Artemy Kolchinsky

Prior to his recent appointment as a postdoctoral fellow at SFI, Artemy Kolchinsky worked with EEG and functional MRI data, looking at how highly integrated the brain is on different scales. He says he has always been fascinated by the relationship between complexity and cognition.

“The brain is the archetypal complex system,” says Kolchinsky, who hopes to use novel mathematical techniques to understand ever-increasing amounts of brain imaging data.

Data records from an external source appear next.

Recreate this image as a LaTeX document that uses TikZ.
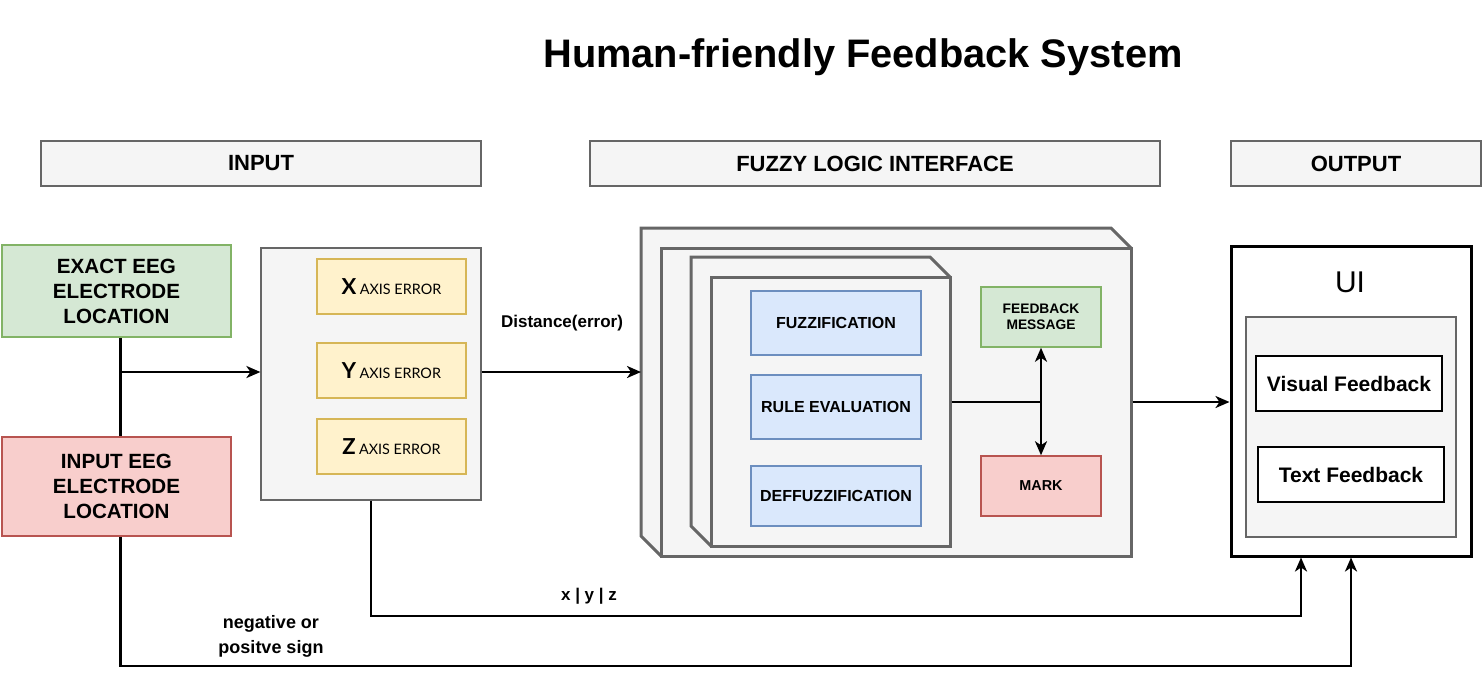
\documentclass[tikz,border=0pt]{standalone}
\usepackage{fontspec}
\setmainfont{Liberation Sans}
\newfontfamily\latofont{Lato}
\usetikzlibrary{arrows.meta,calc}
\definecolor{grayfill}{HTML}{F5F5F5}
\definecolor{grayline}{HTML}{666666}
\definecolor{greenfill}{HTML}{D5E8D4}
\definecolor{greenline}{HTML}{82B366}
\definecolor{redfill}{HTML}{F8CECC}
\definecolor{redline}{HTML}{B85450}
\definecolor{yellowfill}{HTML}{FFF2CC}
\definecolor{yellowline}{HTML}{D6B656}
\definecolor{bluefill}{HTML}{DAE8FC}
\definecolor{blueline}{HTML}{6C8EBF}
\newcommand{\fsz}[2]{\fontsize{#1}{#2}\selectfont}
\newcommand{\block}[7]{\node[#1, minimum width={(#5-#3)*0.5pt}, minimum height={(#6-#4)*0.5pt}] (#2) at ({(#3+#5)/2},{(#4+#6)/2}) {#7};}
\newcommand{\slab}[5]{\filldraw[slabline] (#1-#5,#2-#5) -- (#3-#5,#2-#5) -- (#3,#2) -- (#3,#4) -- (#1,#4) -- (#1-#5,#4-#5) -- cycle;}
\newcommand{\axislabel}[1]{{\latofont\bfseries\fsz{11}{13}#1}\,{\latofont\fsz{7.2}{9}AXIS ERROR}}
\tikzset{
  header/.style={draw=grayline, fill=grayfill, line width=1pt, inner sep=0pt, font=\bfseries\fsz{11}{13}},
  source/.style={line width=1pt, inner sep=0pt, align=center, font=\bfseries\fsz{10.3}{12.5}},
  errorbox/.style={draw=yellowline, fill=yellowfill, line width=0.75pt, inner sep=0pt},
  stagebox/.style={draw=blueline, fill=bluefill, line width=0.75pt, inner sep=0pt, font=\bfseries\fsz{8}{10}},
  slabline/.style={draw=grayline, fill=grayfill, line width=1.5pt, line join=miter},
  uibox/.style={draw=black, fill=white, line width=1pt, inner sep=0pt, font=\bfseries\fsz{10.5}{12}},
  wire/.style={line width=1.2pt},
  arrow/.style={wire, -{Stealth[length=7pt, width=6pt, inset=2pt]}},
  caption/.style={font=\bfseries\fsz{8.5}{12.5}, align=center, inner sep=0pt}
}

\begin{document}
\begin{tikzpicture}[x=0.5pt, y=-0.5pt]
    \useasboundingbox (0,0) rectangle (1483,676);

    % title and headers
    \node[font=\bfseries\fsz{19.9}{24}] (title) at (863,57) {Human-friendly Feedback System};
    \block{header}{hin}{41}{141}{481}{186}{INPUT}
    \block{header}{hfli}{590}{141}{1160}{186}{FUZZY LOGIC INTERFACE}
    \block{header}{hout}{1231}{141}{1481}{186}{OUTPUT}

    % input
    \block{source, draw=greenline, fill=greenfill}{exact}{2}{245}{231}{337}{EXACT EEG\\ELECTRODE\\LOCATION}
    \block{source, draw=redline, fill=redfill}{given}{2}{437}{231}{536}{INPUT EEG\\ELECTRODE\\LOCATION}
    \block{draw=grayline, fill=grayfill, line width=0.6pt, inner sep=0pt}{axis}{261}{248}{481}{500}{}
    \block{errorbox}{xerr}{317}{259}{466}{314}{\axislabel{X}}
    \block{errorbox}{yerr}{317}{343}{466}{398}{\axislabel{Y}}
    \block{errorbox}{zerr}{317}{419}{466}{474}{\axislabel{Z}}

    % fuzzy logic interface
    \slab{661}{248}{1131}{556}{20}
    \block{slabline, inner sep=0pt}{fli}{661}{248}{1131}{556}{}
    \slab{711}{277}{950}{546}{20}
    \block{slabline, inner sep=0pt}{engine}{711}{277}{950}{546}{}
    \block{stagebox}{fuzz}{751}{291}{921}{355}{FUZZIFICATION}
    \block{stagebox}{rules}{751}{375}{921}{439}{RULE EVALUATION}
    \block{stagebox}{defuzz}{751}{466}{921}{526}{DEFFUZZIFICATION}
    \block{draw=greenline, fill=greenfill, line width=0.75pt, inner sep=0pt, align=center, font=\bfseries\fsz{6.9}{8}}{msg}{981}{287}{1101}{347}{FEEDBACK\\MESSAGE}
    \block{draw=redline, fill=redfill, line width=0.75pt, inner sep=0pt, font=\bfseries\fsz{7.2}{8}}{mark}{981}{456}{1101}{516}{MARK}

    % output
    \block{draw=black, fill=white, line width=1.5pt, inner sep=0pt}{ui}{1231}{246}{1471}{556}{}
    \node[font=\fsz{15}{17}] (uititle) at (1350,282) {UI};
    \block{draw=grayline, fill=grayfill, line width=1pt, inner sep=0pt}{uipanel}{1246}{317}{1456}{537}{}
    \block{uibox}{visual}{1256}{356}{1442}{411}{Visual Feedback}
    \block{uibox}{textfb}{1258}{447}{1444}{502}{Text Feedback}

    % connectors
    \draw[wire] ([xshift=2pt]exact.south) -- ([xshift=2pt]given.north);
    \coordinate (split) at ([xshift=2pt]exact.south |- 0,372);
    \draw[arrow] (split) -- (split -| axis.west);
    \coordinate (flileft) at (641,372);
    \draw[arrow] (split -| axis.east) -- (flileft);
    \node[caption] (dist) at (562,323) {Distance(error)};
    \coordinate (hub) at (1041,402);
    \draw[wire] (hub -| engine.east) -- (hub);
    \draw[arrow] (hub) -- (msg.south);
    \draw[arrow] (hub) -- (mark.north);
    \draw[arrow] (fli.east) -- (fli.east -| ui.west);
    \coordinate (xyzturn) at (1301,616);
    \draw[arrow] (axis.south) |- (xyzturn) -- (xyzturn |- ui.south);
    \node[caption] (xyz) at (589,596) {x | y | z};
    \coordinate (signturn) at (ui.south |- 0,666);
    \draw[arrow] ([xshift=2pt]given.south) |- (signturn) -- (ui.south);
    \node[caption, font=\bfseries\fsz{9}{12.5}] (sign) at (271,636) {negative or\\positve sign};
\end{tikzpicture}
\end{document}
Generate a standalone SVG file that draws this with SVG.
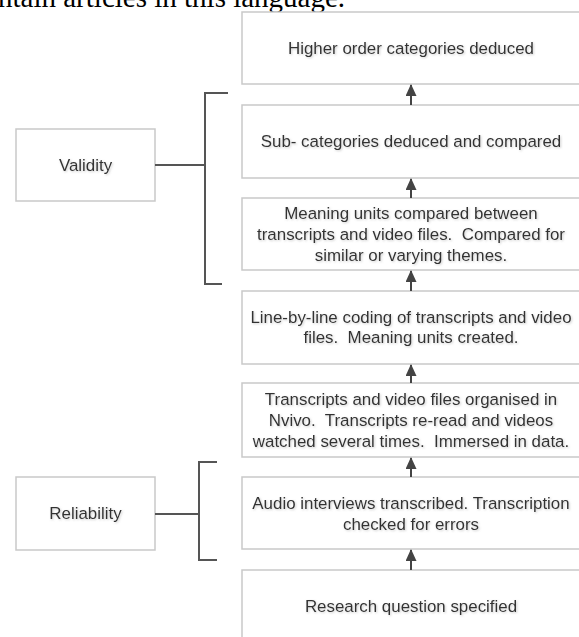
<svg xmlns="http://www.w3.org/2000/svg" width="579" height="637" viewBox="0 0 579 637">
<style>
.box{fill:#fff;stroke:#c9c9c9;stroke-width:1.5}
.t{font-family:"Liberation Sans",Arial,sans-serif;font-size:16.9px;fill:#333;text-anchor:middle;white-space:pre;filter:url(#sh)}
.br{fill:none;stroke:#555;stroke-width:2}
.ar{stroke:#444;stroke-width:2}
</style>
<defs>
<filter id="sh" x="-5%" y="-20%" width="110%" height="140%">
<feDropShadow dx="1" dy="1" stdDeviation="0.8" flood-color="#999" flood-opacity="0.5"/>
</filter>
<marker id="ah" markerWidth="12" markerHeight="11" refX="11" refY="5.5" orient="auto" markerUnits="userSpaceOnUse" viewBox="0 0 12 11">
<path d="M0 0 L12 5.5 L0 11 Z" fill="#444"/>
</marker>
</defs>
<text x="-2" y="7" font-family="'Liberation Serif','Times New Roman',serif" font-size="29" fill="#000">ntain articles in this language.</text>
<g id="n1"><rect class="box" x="242" y="12" width="345" height="72"/><text class="t" x="411" y="54">Higher order categories deduced</text></g>
<g id="n2"><rect class="box" x="242" y="105" width="345" height="73"/><text class="t" x="411" y="147">Sub- categories deduced and compared</text></g>
<g id="n3"><rect class="box" x="242" y="198" width="345" height="72"/><text class="t" x="411" y="219">Meaning units compared between</text><text class="t" x="411" y="240" xml:space="preserve">transcripts and video files.  Compared for</text><text class="t" x="411" y="261">similar or varying themes.</text></g>
<g id="n4"><rect class="box" x="242" y="291" width="345" height="73"/><text class="t" x="411" y="323">Line-by-line coding of transcripts and video</text><text class="t" x="411" y="343" xml:space="preserve">files.  Meaning units created.</text></g>
<g id="n5"><rect class="box" x="242" y="383" width="345" height="74"/><text class="t" x="411" y="405">Transcripts and video files organised in</text><text class="t" x="411" y="426" xml:space="preserve">Nvivo.  Transcripts re-read and videos</text><text class="t" x="411" y="447" xml:space="preserve">watched several times.  Immersed in data.</text></g>
<g id="n6"><rect class="box" x="242" y="477" width="345" height="72"/><text class="t" x="411" y="509">Audio interviews transcribed. Transcription</text><text class="t" x="411" y="530">checked for errors</text></g>
<g id="n7"><rect class="box" x="242" y="570" width="345" height="90"/><text class="t" x="411" y="612">Research question specified</text></g>
<g id="validity"><rect class="box" x="16" y="129" width="139" height="72"/><text class="t" x="85.5" y="171">Validity</text></g>
<g id="reliability"><rect class="box" x="16" y="477" width="139" height="73"/><text class="t" x="85.5" y="519">Reliability</text></g>
<g id="connectors">
<line class="ar" x1="411" y1="105" x2="411" y2="85" marker-end="url(#ah)"/>
<line class="ar" x1="411" y1="198" x2="411" y2="179" marker-end="url(#ah)"/>
<line class="ar" x1="411" y1="291" x2="411" y2="271" marker-end="url(#ah)"/>
<line class="ar" x1="411" y1="383" x2="411" y2="365" marker-end="url(#ah)"/>
<line class="ar" x1="411" y1="477" x2="411" y2="458" marker-end="url(#ah)"/>
<line class="ar" x1="411" y1="570" x2="411" y2="550" marker-end="url(#ah)"/>
<path class="br" d="M155 165 H205 M228 93 H205 V284 H222"/>
<path class="br" d="M155 514 H199 M217 462 H199 V560 H217"/>
</g>
</svg>
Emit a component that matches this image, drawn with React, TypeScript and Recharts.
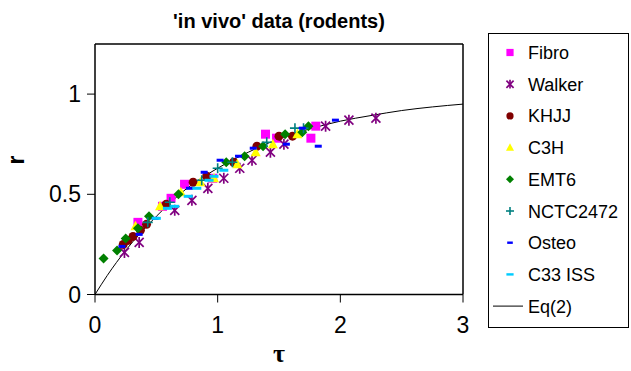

While at SFI, Kolchinsky is working with SFI Professor David Wolpert on several projects related to optimal use of information and prediction. One is the problem of modeling and analyzing complicated dynamical systems that require large amounts of time and computational power to simulate. An example would be the propagation of disturbances and blackouts on an electrical grid. Their question: Given such a system, how can we find a compression of it that still gives us good predictions but is much cheaper to run? Another project investigates connections between information processing and statistical physics. A longstanding notion is that to perform a computation, a minimum amount of energy is required.

“David demonstrated that the amount of entropy dissipated can depend not only on the function, but what you expect the inputs to be,” says Kolchinsky. “There is a certain thermodynamic cost to making the wrong predictions.”

The researchers are working toward generalizing and extending these results. Finally, the two are beginning to work on understanding why different social groups develop different organizations, whether the group is a prehistoric tribe or a business firm. Here again appears the idea that information processing is a costly resource. Some types of organizations appear to use this resource to coordinate group activity more efficiently than others.

Prior to joining SFI, Kolchinsky received a PhD in informatics (with focuses on complex systems and cognitive science) from Indiana University.